S.A.S.: How do you believe that this restructuring of the “concept of ourselves”, which implies a greater knowledge about the mechanisms of consciousness will have a broad impact the social relationships, political structures, etc.?

R. Llinás: This is a very important issue. Imagine if we didn’t have a soul, that there exists no heaven and no hell. Then, how could we appreciate life and why would we respect it? However, there are some people who don’t respect it, even when they accept that life has a “second chapter” after earthly existence. But, what if this doesn’t exist? I believe that we would be better individuals; we would appreciate life more, we would respect it more. This is my point of view.

S.A.S.: How could we reconcile the fact that, at least in the case of the United States, all those progresses in the concepts and philosophical-scientific knowledge about our brain and consciousness are accompanied by an important increase in the belief on mystic and religious ideas by the public in general?

R. Llinás: I think that this increase in the interest for mystic ideas has something to do with a dichotomy between the well-educated and the not well-educated groups.
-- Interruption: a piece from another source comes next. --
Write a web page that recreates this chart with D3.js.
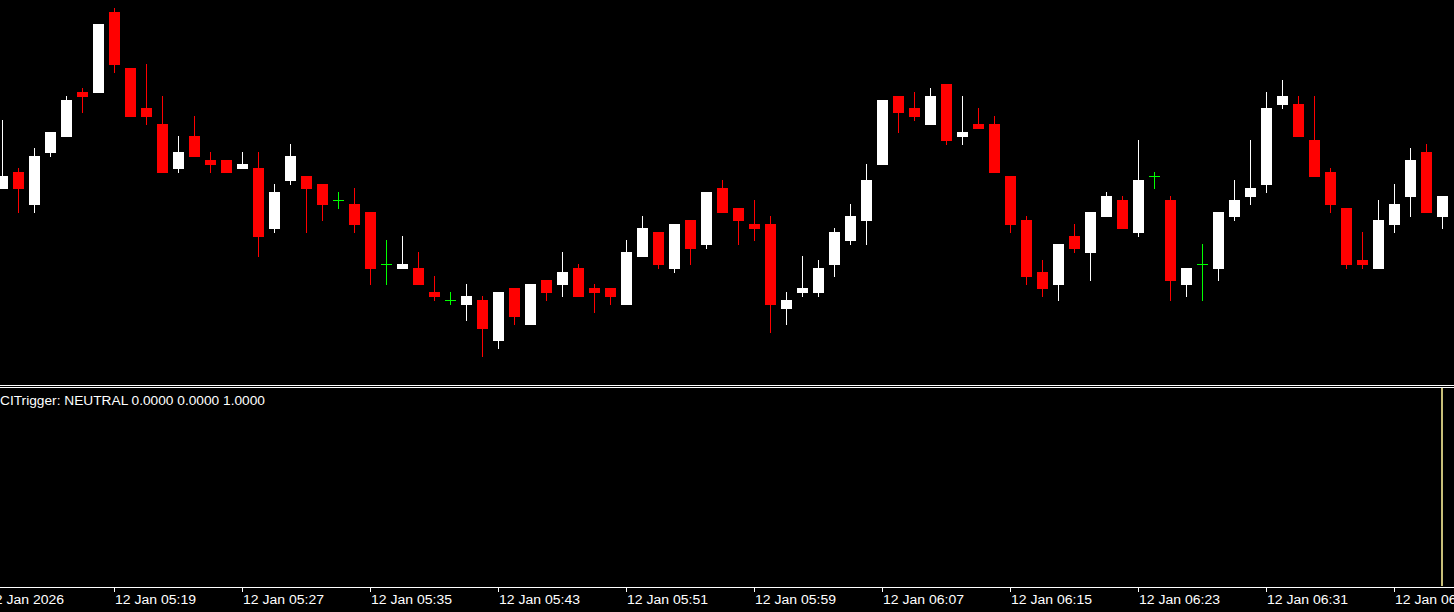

The well-educated people have less desire for magic solutions than the not so well educated. But the speed of generation of new knowledge is so high that for many people it seems much easier to hide behind something that solves everything, than to have to try to fight with the knowledge that has been growing in an incredible way. For this reason, I think that is some kind of social defense. Now, I don’t know what will be the end of this seesaw movement. I have been hearing that the 21st century will be religious or not… I don’t know.

S.A.S.: At least in psychiatry this is producing already what we could call “the consequences of the Cartesian thought for the clinic”. For example, patients who are submitted to lithium therapy suffer from important subjective ruptures when they try to reconcile the incredible effect of this metal with their paradigms concerning themselves. Wouldn’t possibly this situation being helped by a certain ideological delay on the part of the clinical neuroscientists?

R. Llinás: Yes, above all in psychiatry. There are powerful schools in psychiatry which do not wish the changes to happen. It is a pity, because many of them are dying off due to this absence of changes, and biological psychiatry is increasing in an exponential way. Psychiatry branches with a psychotherapeutical bent are already dying out, and I believe that the professionals who are practicing psychotherapy should know that sometimes a word to the patient is equivalent to an injection of a drug. What we have to do is to translate the meanings of these words and those ideas into concepts, which are more concretely related to the Neurosciences.

S.A.S.: Why do you think that we have to develop more neuroscientific knowledge in Latin American countries?

R. Llinás: The future of human relationships will be directly related to the cerebral functions. For this reason it is already a fundamental thing. In the past, and well until today, some South American countries have had a great neuropharmacological history, since the natives’ times. It is necessary that we remind ourselves of the many licit and illicit drugs that were generated in our continent and that act on the brain. We have to remember the incredible histories with coffee, chocolate, etc. On the other hand, the Neurosciences do not exist exclusively to understand man’s nature. They also serve a social function, such as in the treatment of the cerebral diseases or when helping us to have a more pleasant and constructive life. It is a thing that one could explore well.